Singh’s statistics are alarming; two billion people globally lack essential nutrients, 150 million children have stunted growth from poor nutrition, 50 million children are underweight. Then there are two billion people who are obese – across all continents.
He said food can be the solution to the health problems and climate change challenges - but only if the world’s researchers and policy-makers work collaboratively.
EAT’s challenge was to devise a healthy diet that would be sufficient to feed 10 billion people and still address climate change.
The good news is seafood is in the frame.
On a purely nutritional basis, EAT claims, not surprisingly, that the world needs a major increase in the consumption of wholegrains, non-starchy vegetables, nuts and legumes and seafood, with a decrease in red meat and dairy. The research shows a healthy adult should eat only one serving of red meat a week and 700 grams, or two to four servings of seafood.
And that, apparently would save one in five premature deaths per year globally. That is 11 million people.
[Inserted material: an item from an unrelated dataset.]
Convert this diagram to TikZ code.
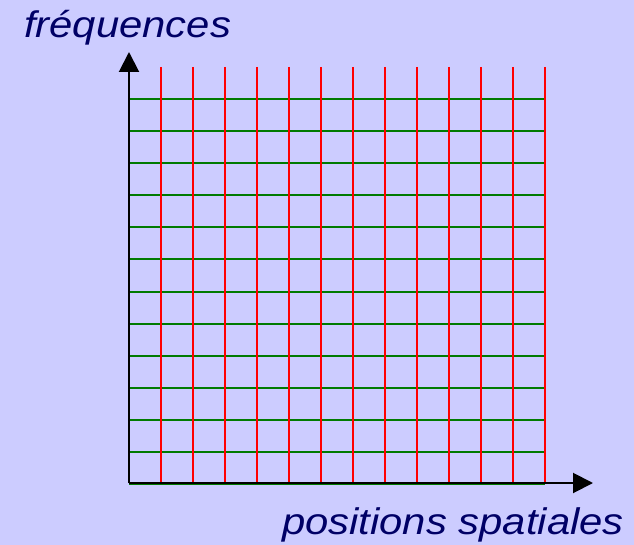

On the climate change front, the scientists say there needs to be no net increase globally in the emissions from agriculture. That comes with a caveat that land use should not increase either, fresh water should be preserved, nitrogen phosphate should be reduced, and biodiversity loss needs to be halted.
Globally, 25 percent of emissions come from food and land use, but the research says with food security being essential to feed the world’s population we should allow greenhouse gases from agriculture to be maintained and capped at current levels.
Singh said to feed 10 billion people and stay within healthy environmental limits, better production and waste reduction are needed but he claims just the switch in diet will help decrease greenhouse gas emissions.
According to EAT research, seafood is important, but consumption levels are too low in much of the world. With limited scope to increase wild catch the focus must be on aquaculture.
Fisheries Minister Stuart Nash’s announcement at the conference that he intends to turn the New Zealand aquaculture sector into a three billion dollar industry may come faster than even he expected.